SALT LAKE CITY – The Trump administration's recent decision to add work requirements for people with Medicaid benefits may sound reasonable, but critics say the move would end up taking health insurance away from more than six million Americans, including 97,000 Utahns.

Stacy Stanford, a health policy analyst with the Utah Health Policy Project, says taking health coverage away from people who are unemployed won't help them find work any faster.

"A majority of people on Medicaid across the country are working, and that's true in Utah as well," she says. "They're either already employed or they're disabled, they're caregivers, or they're students going to school."
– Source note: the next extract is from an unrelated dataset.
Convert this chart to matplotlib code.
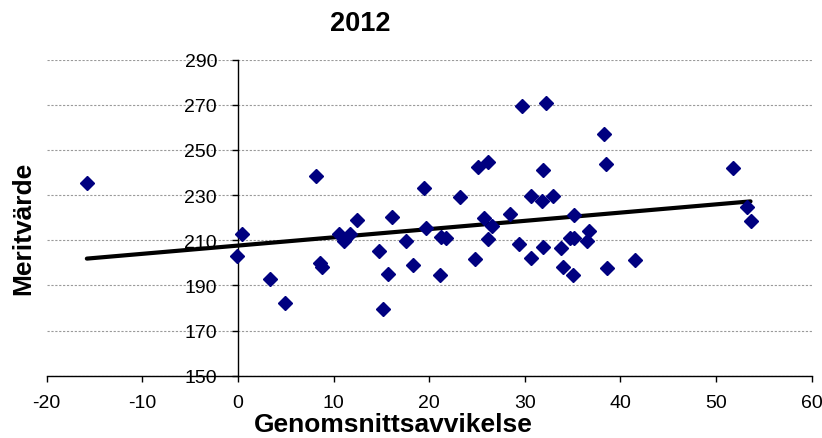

Utah is one of 10 states that has filed for a waiver to implement Trump's plan that would allow states to place work requirements on certain Medicaid recipients, more than 7 in 10 of whom are caregivers or in school, according to the Kaiser Family Foundation.

Proponents of the move argue that people are healthier if they're employed or contributing to their communities as volunteers, and claim that reliance on government programs such as Medicaid can lead to dependency.

Studies have found that having health insurance is connected to improved health, increased work capacity, and higher wages and earnings. Stanford says for many people struggling with health issues, requiring work first is like putting the cart before the horse.

"The first thing that needs to happen is to have your health care taken care of, to be able to go see the doctor and address any chronic issues or acute issues," she explains. "And then you can look for employment and be able to hold a job better."

Stanford adds that politicians who believe work requirements will help lift people out of poverty are out of touch. She notes that jobs that pay a living wage are not available in all areas of the state, and argues that the common refrain that poor people just don't want to work is untrue, because many people living below the poverty line are already working at least one job.